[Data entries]
________________________
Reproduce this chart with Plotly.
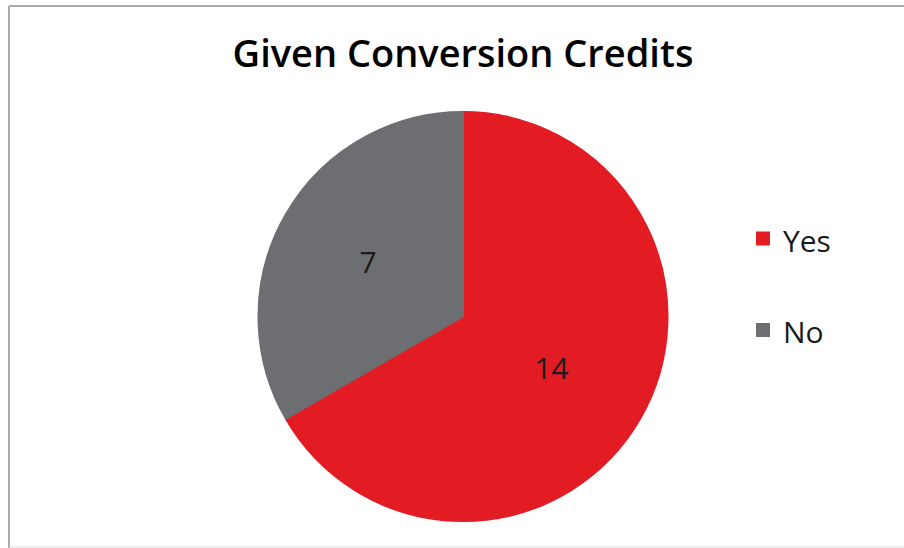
import plotly.graph_objects as go

labels = ["Yes", "No"]
values = [14, 7]
colors = ["#E31C24", "#6D6E71"]
title = "Given Conversion Credits"

W, H = 904, 548

# legend labels padded with an empty line to get the wide vertical spacing of the original
legend_labels = ["<span style='font-size:30px'>" + l + "</span><br> " for l in labels]

fig = go.Figure(
    go.Pie(
        labels=legend_labels,
        values=values,
        sort=False,
        direction="clockwise",
        rotation=0,
        marker=dict(colors=colors, line=dict(color=colors, width=2)),
        textinfo="value",
        textposition="inside",
        insidetextorientation="horizontal",
        textfont=dict(family="Open Sans", size=30, color="#1a1a1a"),
        hovertemplate="%{value}<extra></extra>",
        domain=dict(x=[258 / W, 668 / W], y=[27 / H, 436 / H]),
    )
)

fig.update_layout(
    width=W,
    height=H,
    margin=dict(l=0, r=0, t=0, b=0),
    paper_bgcolor="white",
    plot_bgcolor="white",
    title=dict(
        text=title,
        x=463 / W,
        xanchor="center",
        y=1 - 54 / H,
        yanchor="middle",
        font=dict(family="Open Sans", size=38, color="#000000", weight=600),
    ),
    legend=dict(
        x=743 / W,
        xanchor="left",
        y=1 - 210 / H,
        yanchor="top",
        valign="top",
        font=dict(family="Open Sans", size=34, color="#1a1a1a"),
        itemwidth=30,
        bgcolor="rgba(0,0,0,0)",
    ),
    showlegend=True,
    shapes=[
        dict(type="line", xref="paper", yref="paper", x0=9 / W, x1=9 / W,
             y0=0, y1=1 - 6 / H, line=dict(color="#ABABAB", width=2)),
        dict(type="line", xref="paper", yref="paper", x0=9 / W, x1=1,
             y0=1 - 6 / H, y1=1 - 6 / H, line=dict(color="#ABABAB", width=2)),
        dict(type="line", xref="paper", yref="paper", x0=9 / W, x1=1,
             y0=1 / H, y1=1 / H, line=dict(color="#DDDDDD", width=1)),
    ],
)

fig.write_html(
    "out.html",
    config={"displayModeBar": False},
    post_script="document.body.style.margin='0';document.body.style.overflow='hidden';",
)
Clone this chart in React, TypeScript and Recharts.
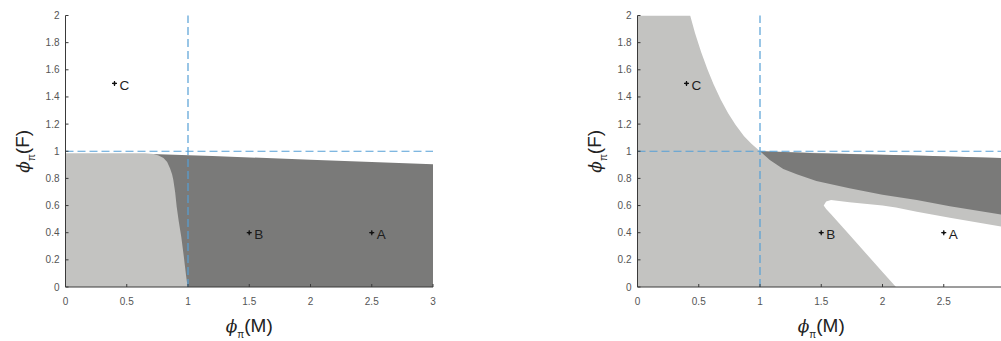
________________________
Goal of the exercise: Copy out the records above in full, exactly as written, but not the pictures.

Task solution:
Reproduce this chart with Plotly.
import plotly.graph_objects as go

labels = ["Yes", "No"]
values = [14, 7]
colors = ["#E31C24", "#6D6E71"]
title = "Given Conversion Credits"

W, H = 904, 548

# legend labels padded with an empty line to get the wide vertical spacing of the original
legend_labels = ["<span style='font-size:30px'>" + l + "</span><br> " for l in labels]

fig = go.Figure(
    go.Pie(
        labels=legend_labels,
        values=values,
        sort=False,
        direction="clockwise",
        rotation=0,
        marker=dict(colors=colors, line=dict(color=colors, width=2)),
        textinfo="value",
        textposition="inside",
        insidetextorientation="horizontal",
        textfont=dict(family="Open Sans", size=30, color="#1a1a1a"),
        hovertemplate="%{value}<extra></extra>",
        domain=dict(x=[258 / W, 668 / W], y=[27 / H, 436 / H]),
    )
)

fig.update_layout(
    width=W,
    height=H,
    margin=dict(l=0, r=0, t=0, b=0),
    paper_bgcolor="white",
    plot_bgcolor="white",
    title=dict(
        text=title,
        x=463 / W,
        xanchor="center",
        y=1 - 54 / H,
        yanchor="middle",
        font=dict(family="Open Sans", size=38, color="#000000", weight=600),
    ),
    legend=dict(
        x=743 / W,
        xanchor="left",
        y=1 - 210 / H,
        yanchor="top",
        valign="top",
        font=dict(family="Open Sans", size=34, color="#1a1a1a"),
        itemwidth=30,
        bgcolor="rgba(0,0,0,0)",
    ),
    showlegend=True,
    shapes=[
        dict(type="line", xref="paper", yref="paper", x0=9 / W, x1=9 / W,
             y0=0, y1=1 - 6 / H, line=dict(color="#ABABAB", width=2)),
        dict(type="line", xref="paper", yref="paper", x0=9 / W, x1=1,
             y0=1 - 6 / H, y1=1 - 6 / H, line=dict(color="#ABABAB", width=2)),
        dict(type="line", xref="paper", yref="paper", x0=9 / W, x1=1,
             y0=1 / H, y1=1 / H, line=dict(color="#DDDDDD", width=1)),
    ],
)

fig.write_html(
    "out.html",
    config={"displayModeBar": False},
    post_script="document.body.style.margin='0';document.body.style.overflow='hidden';",
)
Clone this chart in React, TypeScript and Recharts.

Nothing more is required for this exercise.